*Written problem*. Skip the pictures. Set down, word for word, the lines from the start of the material up to and including the line with "[txt] (msg) at".

*Information shown*.
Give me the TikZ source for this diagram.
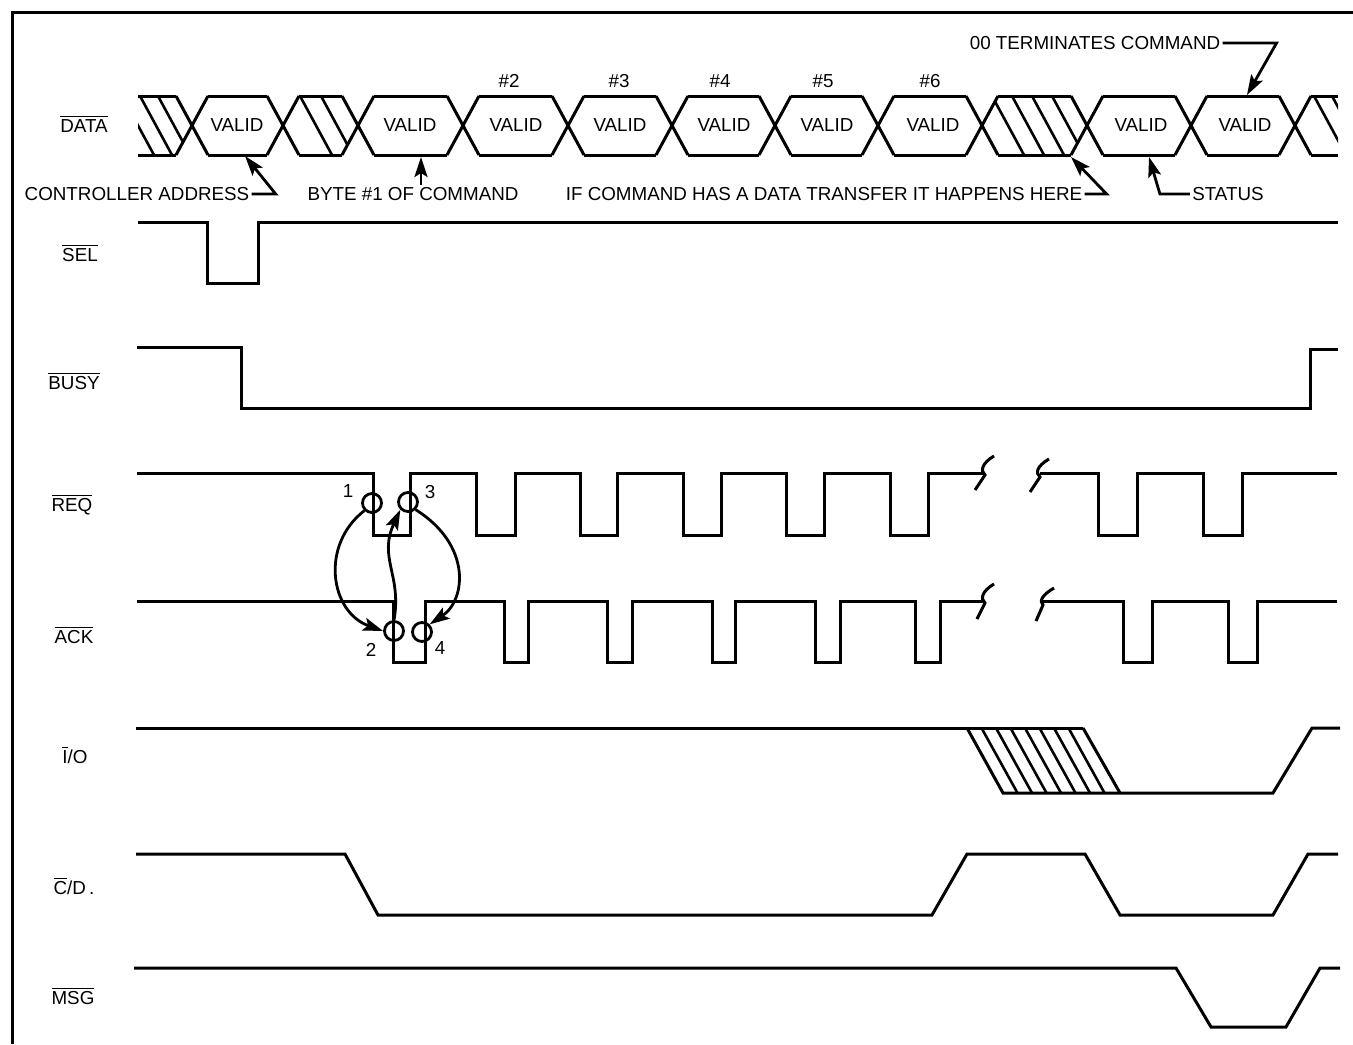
\documentclass[tikz,border=0pt]{standalone}
\usepackage{fontspec}
\setmainfont{Liberation Sans}
\usetikzlibrary{positioning, arrows.meta}
\newcommand{\ovl}[1]{$\overline{\hbox{#1}}$}

\begin{document}
\begin{tikzpicture}[x=0.5pt, y=-0.5pt,
        wave/.style={line width=1.5pt},
        hatch/.style={line width=1.3pt},
        txt/.style={font=\fontsize{9.4}{11}\selectfont, inner sep=1pt},
        pin/.style={-{Stealth[length=10pt, width=6.5pt, inset=2pt]}, line width=1.4pt},
        hs/.style={circle, draw, line width=1.4pt, minimum size=9.5pt, inner sep=0pt}]
        \useasboundingbox (0,0) rectangle (1353,1044);
        \draw [wave] (12,1044) -- (12,12) -- (1353,12);

        \node [txt] (data) at (84,124) {\ovl{DATA}};
        \node [txt] (sel) at (80,253) {\ovl{SEL}};
        \node [txt] (busy) at (74,381) {\ovl{BUSY}};
        \node [txt] (req) at (72,505) {\ovl{REQ}};
        \node [txt] (ack) at (74,635) {\ovl{ACK}};
        \node [txt] (io) at (75,755) {\ovl{I}/O};
        \node [txt] (cd) at (74,886) {\ovl{C}/D\,.};
        \node [txt] (msg) at (73,996) {\ovl{MSG}};

        \draw [wave] (138,96) -- (176,96) (138,155) -- (176,155);
        \draw [wave] (1311,96) -- (1338,96) (1311,155) -- (1338,155);
        \foreach \c in {192,283,358,463,568,672,775,878,982,1087,1191,1295}
            \draw [wave] (\c-16,96) -- (\c+16,155) (\c-16,155) -- (\c+16,96);
        \foreach \a/\b in {192/283,283/358,358/463,463/568,568/672,672/775,775/878,878/982,982/1087,1087/1191,1191/1295}
            \draw [wave] (\a+16,96) -- (\b-16,96) (\a+16,155) -- (\b-16,155);

        \begin{scope}
            \clip (138,96) -- (176,96) -- (192,125) -- (176,155) -- (138,155) -- cycle;
            \foreach \x in {122,140,158}
                \draw [hatch] (\x,96) -- (\x+32,155);
        \end{scope}
        \begin{scope}
            \clip (283,125) -- (299,96) -- (342,96) -- (358,125) -- (342,155) -- (299,155) -- cycle;
            \foreach \x in {300,321}
                \draw [hatch] (\x,96) -- (\x+32,155);
        \end{scope}
        \begin{scope}
            \clip (982,125) -- (998,96) -- (1071,96) -- (1087,125) -- (1071,155) -- (998,155) -- cycle;
            \foreach \x in {992,1012,1032,1052}
                \draw [hatch] (\x,96) -- (\x+32,155);
        \end{scope}
        \begin{scope}
            \clip (1295,125) -- (1311,96) -- (1338,96) -- (1338,155) -- (1311,155) -- cycle;
            \foreach \x in {1314,1332}
                \draw [hatch] (\x,96) -- (\x+32,155);
        \end{scope}

        \foreach \x/\n in {237/a,410/b,516/c,620/d,724/e,827/f,933/g,1141/h,1245/i}
            \node [txt] (valid\n) at (\x,125) {VALID};
        \foreach \x/\n in {509/2,619/3,720/4,823/5,930/6}
            \node [txt] (byte\n) at (\x,81) {\#\n};

        \node [txt] (ctrl) at (137,194) {CONTROLLER ADDRESS};
        \node [txt] (byte1) at (413,194) {BYTE \#1 OF COMMAND};
        \node [txt] (xfer) at (824,194) {IF COMMAND HAS A DATA TRANSFER IT HAPPENS HERE};
        \node [txt] (stat) at (1228,194) {STATUS};
        \node [txt] (term) at (1095,43) {00 TERMINATES COMMAND};
        \coordinate (ctrltip) at (245,156);
        \coordinate (b1tip) at (421,157);
        \coordinate (xfertip) at (1071,157);
        \coordinate (stattip) at (1149,157);
        \coordinate (termtip) at (1247,95);
        \draw [pin] (ctrl.east) -- ++(24,0) -- (ctrltip);
        \draw [pin] (b1tip |- byte1.north) -- (b1tip);
        \draw [pin] (xfer.east) -- ++(22,0) -- (xfertip);
        \draw [pin] (stat.west) -- ++(-30,0) -- (stattip);
        \draw [pin] (term.east) -- ++(54,0) -- (termtip);

        \draw [wave] (138,222) -| (207,283) -| (258,222) -- (1338,222);
        \draw [wave] (137,347) -| (241,408) -| (1310,349) -- (1338,349);

        \draw [wave] (137,473) -| (373,535) -| (410,473) -| (476,535) -| (515,473)
            -| (580,535) -| (617,473) -| (683,535) -| (721,473) -| (786,535)
            -| (824,473) -| (890,535) -| (928,473) -- (984,473);
        \draw [wave] (994,456) .. controls (982,463) and (980,471) .. (985,475) -- (975,490);
        \draw [wave] (1049,459) .. controls (1037,466) and (1035,473) .. (1040,477) -- (1030,492);
        \draw [wave] (1040,473) -| (1098,535) -| (1137,473) -| (1203,535) -| (1242,473) -- (1337,473);

        \draw [wave] (137,601) -| (393,662) -| (425,601) -| (504,662) -| (528,601)
            -| (607,662) -| (632,601) -| (712,662) -| (735,601) -| (815,662)
            -| (840,601) -| (915,662) -| (940,601) -- (984,601);
        \draw [wave] (994,584) .. controls (982,591) and (980,599) .. (985,603) -- (977,619);
        \draw [wave] (1054,588) .. controls (1042,595) and (1039,601) .. (1043,605) -- (1036,621);
        \draw [wave] (1042,601) -| (1123,662) -| (1152,601) -| (1228,662) -| (1257,601) -- (1337,601);

        \node [hs] (h1) at (372,503) {};
        \node [hs] (h3) at (408,502) {};
        \node [hs] (h2) at (394,631) {};
        \node [hs] (h4) at (422,632) {};
        \node [txt] (n1) at (348,491) {1};
        \node [txt] (n3) at (430,492) {3};
        \node [txt] (n2) at (371,650) {2};
        \node [txt] (n4) at (440,648) {4};
        \draw [pin] (h1.south west) .. controls (320,545) and (330,612) .. (h2.west);
        \draw [pin] (h2.north) .. controls (402,575) and (378,558) .. (h3.south west);
        \draw [pin] (h3.south east) .. controls (472,545) and (466,600) .. (h4.north east);

        \draw [wave] (136,728) -- (1083,728);
        \draw [wave] (967,728) -- (1003,793) -- (1273,793) -- (1312,728) -- (1340,728);
        \draw [wave] (1083,728) -- (1120,793);
        \foreach \i in {1,...,7}
            \draw [hatch] (967+14.5*\i,728) -- (1003+14.5*\i,793);

        \draw [wave] (136,854) -- (345,854) -- (378,915) -- (932,915) -- (967,854)
            -- (1085,854) -- (1120,915) -- (1273,915) -- (1308,854) -- (1338,854);
        \draw [wave] (134,968) -- (1176,968) -- (1211,1027) -- (1286,1027) -- (1320,968) -- (1340,968);
    \end{tikzpicture}
\end{document}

*Answer*.
Give me the TikZ source for this diagram.
\documentclass[tikz,border=0pt]{standalone}
\usepackage{fontspec}
\setmainfont{Liberation Sans}
\usetikzlibrary{positioning, arrows.meta}
\newcommand{\ovl}[1]{$\overline{\hbox{#1}}$}

\begin{document}
\begin{tikzpicture}[x=0.5pt, y=-0.5pt,
        wave/.style={line width=1.5pt},
        hatch/.style={line width=1.3pt},
        txt/.style={font=\fontsize{9.4}{11}\selectfont, inner sep=1pt},
        pin/.style={-{Stealth[length=10pt, width=6.5pt, inset=2pt]}, line width=1.4pt},
        hs/.style={circle, draw, line width=1.4pt, minimum size=9.5pt, inner sep=0pt}]
        \useasboundingbox (0,0) rectangle (1353,1044);
        \draw [wave] (12,1044) -- (12,12) -- (1353,12);

        \node [txt] (data) at (84,124) {\ovl{DATA}};
        \node [txt] (sel) at (80,253) {\ovl{SEL}};
        \node [txt] (busy) at (74,381) {\ovl{BUSY}};
        \node [txt] (req) at (72,505) {\ovl{REQ}};
        \node [txt] (ack) at (74,635) {\ovl{ACK}};
        \node [txt] (io) at (75,755) {\ovl{I}/O};
        \node [txt] (cd) at (74,886) {\ovl{C}/D\,.};
        \node [txt] (msg) at (73,996) {\ovl{MSG}};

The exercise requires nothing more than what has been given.